POW/MIA Update: February 8, 2016

AMERICANS ACCOUNTED FOR: The number of US personnel missing and unaccounted for from the Vietnam war is still 1,624. The number of Americans now listed by DoD as returned and identified since the end of the Vietnam War in 1975 is 961. Another 63 US personnel, recovered by the US and identified before the end of the war, bring the total of US personnel accounted for from the Vietnam War to 1,024. Of the 1,624 still missing and unaccounted-for, 90% were lost in Vietnam or in areas of Cambodia and Laos under Vietnam’s wartime control: Vietnam-1,266 (VN-467, VS-799); Laos-302; Cambodia-49; PRC territorial waters-7. These country-specific numbers can and do fluctuate when investigations result in changes to loss locations. Since formation in 1970, the League has sought the return of all POWs, the fullest possible accounting for those still missing, and repatriation of all recoverable remains.
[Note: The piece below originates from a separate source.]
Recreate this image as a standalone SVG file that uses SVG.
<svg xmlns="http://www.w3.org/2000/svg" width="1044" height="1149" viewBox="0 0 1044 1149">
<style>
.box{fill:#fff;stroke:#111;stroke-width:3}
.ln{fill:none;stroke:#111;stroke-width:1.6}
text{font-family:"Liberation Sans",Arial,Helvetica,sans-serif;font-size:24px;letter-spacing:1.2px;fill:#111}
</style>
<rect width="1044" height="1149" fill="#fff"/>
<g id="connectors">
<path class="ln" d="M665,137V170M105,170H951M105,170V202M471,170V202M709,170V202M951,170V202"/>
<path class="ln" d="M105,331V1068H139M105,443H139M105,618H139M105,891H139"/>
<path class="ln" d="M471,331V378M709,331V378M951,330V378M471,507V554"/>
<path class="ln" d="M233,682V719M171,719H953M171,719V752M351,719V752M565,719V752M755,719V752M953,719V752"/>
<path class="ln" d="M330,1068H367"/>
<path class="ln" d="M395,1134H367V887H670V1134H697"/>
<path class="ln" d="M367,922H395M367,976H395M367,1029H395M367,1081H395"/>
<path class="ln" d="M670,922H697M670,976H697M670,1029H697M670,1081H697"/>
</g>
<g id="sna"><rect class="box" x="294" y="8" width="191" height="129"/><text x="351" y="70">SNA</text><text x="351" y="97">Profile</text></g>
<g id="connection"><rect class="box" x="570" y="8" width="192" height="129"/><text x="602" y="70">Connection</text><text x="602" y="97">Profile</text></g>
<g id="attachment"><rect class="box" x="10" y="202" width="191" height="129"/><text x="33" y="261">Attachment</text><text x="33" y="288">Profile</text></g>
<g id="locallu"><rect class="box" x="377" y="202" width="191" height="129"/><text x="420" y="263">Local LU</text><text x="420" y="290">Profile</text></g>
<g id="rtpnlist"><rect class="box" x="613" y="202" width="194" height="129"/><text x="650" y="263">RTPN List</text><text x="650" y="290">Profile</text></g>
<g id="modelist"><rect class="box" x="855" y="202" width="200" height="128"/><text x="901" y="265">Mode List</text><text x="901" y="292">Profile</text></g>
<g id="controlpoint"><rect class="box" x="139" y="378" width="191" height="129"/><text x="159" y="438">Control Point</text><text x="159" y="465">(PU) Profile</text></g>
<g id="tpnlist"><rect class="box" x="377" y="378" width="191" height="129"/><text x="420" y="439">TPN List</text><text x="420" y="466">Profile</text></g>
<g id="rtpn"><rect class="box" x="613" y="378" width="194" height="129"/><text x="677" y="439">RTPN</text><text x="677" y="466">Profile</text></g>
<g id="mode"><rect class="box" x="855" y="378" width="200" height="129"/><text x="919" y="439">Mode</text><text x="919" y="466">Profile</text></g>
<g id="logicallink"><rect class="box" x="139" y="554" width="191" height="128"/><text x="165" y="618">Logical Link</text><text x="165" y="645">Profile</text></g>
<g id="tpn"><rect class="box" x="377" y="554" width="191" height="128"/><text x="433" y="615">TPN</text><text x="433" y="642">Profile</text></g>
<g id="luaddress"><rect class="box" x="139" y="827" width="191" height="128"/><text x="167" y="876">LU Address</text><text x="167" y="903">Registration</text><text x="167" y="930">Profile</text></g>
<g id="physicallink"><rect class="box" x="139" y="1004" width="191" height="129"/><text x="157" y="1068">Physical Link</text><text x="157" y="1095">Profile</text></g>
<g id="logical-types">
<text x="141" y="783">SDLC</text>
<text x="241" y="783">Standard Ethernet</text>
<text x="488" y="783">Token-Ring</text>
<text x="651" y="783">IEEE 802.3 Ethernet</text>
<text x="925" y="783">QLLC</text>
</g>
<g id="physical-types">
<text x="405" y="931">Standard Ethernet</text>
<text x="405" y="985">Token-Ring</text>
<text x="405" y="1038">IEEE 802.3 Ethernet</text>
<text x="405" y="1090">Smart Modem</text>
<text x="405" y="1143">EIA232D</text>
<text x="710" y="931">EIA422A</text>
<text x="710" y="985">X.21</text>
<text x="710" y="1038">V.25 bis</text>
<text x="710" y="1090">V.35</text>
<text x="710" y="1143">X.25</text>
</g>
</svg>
DPAA DIRECTOR VISITS CAMBODIA, LAOS & VIETNAM: DPAA Director Mike Linnington recently made his first trip to the three most directly engaged Vietnam War countries. He first briefly visited Cambodia, then made official calls in Vientiane, Laos, and flew by helicopter to visit DPAA and Lao personnel conducting field operations. He returned to Vientiane before going on to Hanoi to meet with senior officials there. He also visited DPAA and Vietnamese teams conducting field operations in Vietnam before flying back to the US, arriving in time for a DPAA-hosted Family Update in Portland, ME, on November 14th. On December 5th, Mr. Linnington briefed the Board of Directors on this important, introductory visit that came at a time of ever-increasing bilateral political, economic and military-to-military cooperation.
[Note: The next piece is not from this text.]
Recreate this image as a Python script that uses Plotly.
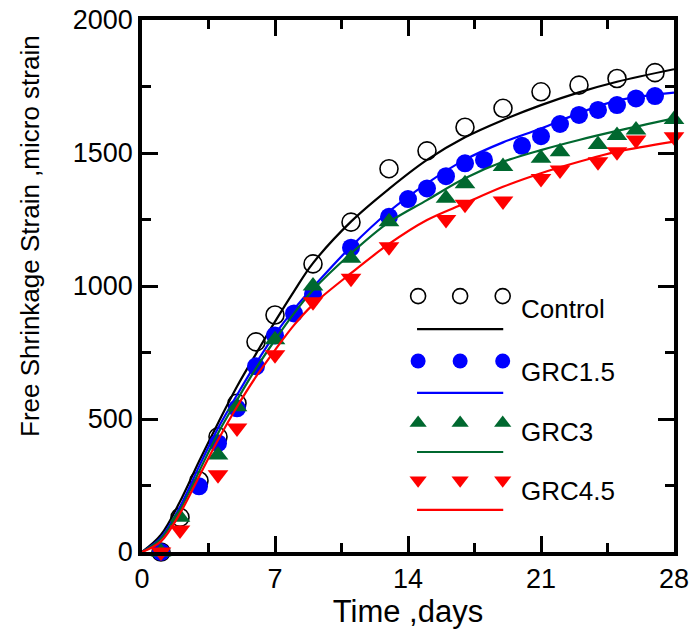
import plotly.graph_objects as go

# ---- measured data ----
control_x = [1, 2, 3, 4, 5, 6, 7, 9, 11, 13, 15, 17, 19, 21, 23, 25, 27]
control_y = [0, 130, 268, 433, 559, 790, 891, 1083, 1240, 1441, 1508, 1597, 1668, 1730, 1755, 1780, 1802]

grc15_x = [1, 3, 4, 5, 6, 7, 8, 9, 11, 13, 14, 15, 16, 17, 18, 20, 21, 22, 23, 24, 25, 26, 27]
grc15_y = [0, 247, 409, 540, 698, 814, 897, 970, 1144, 1260, 1327, 1367, 1413, 1461, 1474, 1527, 1563, 1609, 1643, 1662, 1680, 1705, 1714]

grc3_x = [1, 2, 4, 5, 7, 9, 11, 13, 16, 17, 19, 21, 22, 24, 25, 26, 28]
grc3_y = [0, 131, 365, 546, 798, 1000, 1104, 1242, 1330, 1384, 1449, 1480, 1505, 1532, 1566, 1586, 1626]

grc45_x = [1, 2, 4, 5, 7, 9, 11, 13, 16, 17, 19, 21, 22, 24, 25, 26, 28]
grc45_y = [0, 83, 290, 466, 742, 941, 1029, 1148, 1250, 1307, 1320, 1404, 1436, 1467, 1505, 1549, 1561]

# fitted curves
curve_x = [0, 1, 2, 3, 4, 5, 6, 7, 8, 9, 11, 13, 15, 17, 19, 21, 23, 25, 28]
control_fit = [0, 65, 190, 340, 484, 622, 745, 866, 980, 1086, 1242, 1365, 1474, 1559, 1624, 1680, 1728, 1768, 1815]
grc15_fit = [0, 55, 170, 321, 465, 590, 709, 818, 912, 995, 1148, 1280, 1386, 1475, 1540, 1592, 1650, 1697, 1727]
grc3_fit = [0, 50, 158, 302, 446, 571, 690, 797, 897, 985, 1122, 1240, 1323, 1405, 1467, 1511, 1549, 1583, 1630]
grc45_fit = [0, 40, 145, 283, 421, 546, 659, 759, 853, 930, 1048, 1158, 1248, 1311, 1373, 1424, 1467, 1505, 1543]

names = ["Control", "GRC1.5", "GRC3", "GRC4.5"]
x_ticks = [0, 7, 14, 21, 28]
y_ticks = [0, 500, 1000, 1500, 2000]
x_title = "Time ,days"
y_title = "Free Shrinkage Strain ,micro strain"

FONT = "Liberation Sans, Arial, sans-serif"
GREEN = "#00682F"
series = [
    (control_x, control_y, control_fit, "black",
     dict(symbol="circle-open", size=18, color="black", line=dict(width=1.6, color="black"))),
    (grc15_x, grc15_y, grc15_fit, "#0000FF",
     dict(symbol="circle", size=18, color="#0000FF")),
    (grc3_x, grc3_y, grc3_fit, GREEN,
     dict(symbol="triangle-up", size=18, color=GREEN)),
    (grc45_x, grc45_y, grc45_fit, "#FF0000",
     dict(symbol="triangle-down", size=18, color="#FF0000")),
]

fig = go.Figure()
for (sx, sy, fit, col, mk), nm in zip(series, names):
    fig.add_trace(go.Scatter(x=sx, y=sy, mode="markers", marker=mk, name=nm,
                             cliponaxis=False, showlegend=False))
    fig.add_trace(go.Scatter(x=curve_x, y=fit, mode="lines", name=nm + " fit",
                             line=dict(color=col, width=2.2, shape="spline", smoothing=1.0),
                             cliponaxis=False, showlegend=False))

# ---- custom legend (layout positions in plot-area fractions) ----
leg_marker_x = [0.519, 0.598, 0.678]
leg_line_x = [0.517, 0.679]
leg_text_x = 0.708
leg_rows = [  # marker row y, line row y, text y
    (0.481, 0.419, 0.457),
    (0.359, 0.299, 0.338),
    (0.2425, 0.188, 0.2256),
    (0.135, 0.079, 0.1147),
]
for (sx, sy, fit, col, mk), nm, (my, ly, ty) in zip(series, names, leg_rows):
    lm = dict(mk)
    lm["size"] = 15
    fig.add_trace(go.Scatter(x=leg_marker_x, y=[my] * 3, mode="markers", marker=lm,
                             xaxis="x2", yaxis="y2", showlegend=False, hoverinfo="skip"))
    fig.add_trace(go.Scatter(x=leg_line_x, y=[ly] * 2, mode="lines",
                             line=dict(color=col, width=2.2),
                             xaxis="x2", yaxis="y2", showlegend=False, hoverinfo="skip"))
    fig.add_annotation(x=leg_text_x, y=ty, xref="x2", yref="y2", text=nm, showarrow=False,
                       xanchor="left", yanchor="middle",
                       font=dict(family=FONT, size=26, color="black"))

# y-axis title (placed slightly above centre, as in the original)
fig.add_annotation(x=-0.2105, y=0.594, xref="paper", yref="paper", text=y_title,
                   textangle=-90, showarrow=False, xanchor="center", yanchor="middle",
                   font=dict(family=FONT, size=26, color="black"))

axis_common = dict(
    showline=True, linecolor="black", linewidth=3.5, mirror="allticks",
    ticks="inside", ticklen=16, tickwidth=3, tickcolor="black",
    showgrid=False, zeroline=False, automargin=False,
    tickfont=dict(family=FONT, size=27, color="black"),
)
fig.update_layout(
    width=691, height=630,
    margin=dict(l=142, r=17, t=20, b=78),
    paper_bgcolor="white", plot_bgcolor="white",
    xaxis=dict(range=[0, 28], tickvals=x_ticks, ticktext=[str(v) for v in x_ticks],
               minor=dict(dtick=3.5, tick0=0, ticks="inside", ticklen=9, tickwidth=3, tickcolor="black"),
               title=dict(text=x_title, font=dict(family=FONT, size=31, color="black"), standoff=2),
               **axis_common),
    yaxis=dict(range=[0, 2000], tickvals=y_ticks, ticktext=[str(v) for v in y_ticks],
               minor=dict(dtick=250, tick0=0, ticks="inside", ticklen=9, tickwidth=3, tickcolor="black"),
               **axis_common),
    xaxis2=dict(range=[0, 1], overlaying="x", visible=False, domain=[0, 1]),
    yaxis2=dict(range=[0, 1], overlaying="y", visible=False, domain=[0, 1]),
    showlegend=False,
)
fig.write_html("out.html")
DPAA LEADERS VISIT ONGOING FIELD OPERATIONS: During a quick visit to the region, US-Lao and US-Cambodian specialists conducting field operations were visited by DPAA Deputy Director BG Mark Spindler, USA, and DC-based Principal Staff Director Fern Sumpter Winbush. Although joint field recoveries and investigations related to the Vietnam War have resumed at a higher level, the Vietnamese, in particular, have repeatedly called for increasing the pace and scope of such operations, in fact since 2009. At present, the political climate, regionally and bilaterally with Vietnam, lends itself to expanding cooperation across the board.

REPATRIATIONS OF REMAINS: On December 10th, remains that could be those of two US personnel missing and unaccounted-for from the Vietnam War, recovered during joint field operations in Laos, were honored at a repatriation ceremony, attended by US Ambassador Dan Clune. On December 12th, remains believed to be those of four US personnel, also missing and unaccounted-for since the Vietnam War, were honored in a repatriation ceremony at Noi Bai International Airport in Hanoi. Some were turned over by civilian Vietnamese and others were recovered during field recovery operations in Vietnam. The four remains were reviewed by Vietnamese and American forensic specialists who determined the potential for identification. US Ambassador to Vietnam Ted Osius was joined by specialists from DPAA’s Detachment 2 and the Vietnam Office for Seeking Missing Persons (VNOSMP) in honoring those repatriated. In remarks, Ambassador Osius reportedly expressed gratitude for the goodwill and increasingly efficient and effective cooperation being afforded by the Government of Vietnam. The League extends sincere appreciation to all – American and Vietnamese – for the policy and operational support and/or participation which contributed to this repatriation and looks forward to further expanding the level of effort that can lead to increased accounting results.

DPAA DIRECTOR VISITING MOSCOW: Following coordination with the US Chairman of the US-Russia Joint Commission on POW/MIA Affairs (USRJC) General Robert H. “Doc” Foglesong, USAF (Ret), and with interagency approval, DPAA Director Linnington traveled to Moscow February 8th to meet with Russian Co-Chairman General Colonel Valery Vostrotin. The focus is to propose the agenda and date for a USRJC Plenary Session later this year in Washington, DC. There is great hope of renewing and restoring the work of the Joint Commission, especially since the Russian Federation named its new Chairman and opened its new office, located in the Embassy of the Russian Federation in Washington, DC. This important office was opened in July of last year and is headed by Maxim N. Alekseev, an impressive Russian official with a diverse background and record of experience. Recognizing it was past time to get beyond the endless delays that have plagued work of the USRJC, the League welcomes and appreciates these new initiatives by both countries and looks forward to increased efforts and accounting results. Director Linnington will also visit several European countries and US Ambassadors and US Military Commanders in the region, who will be contributing to the effort to conduct WWII recoveries.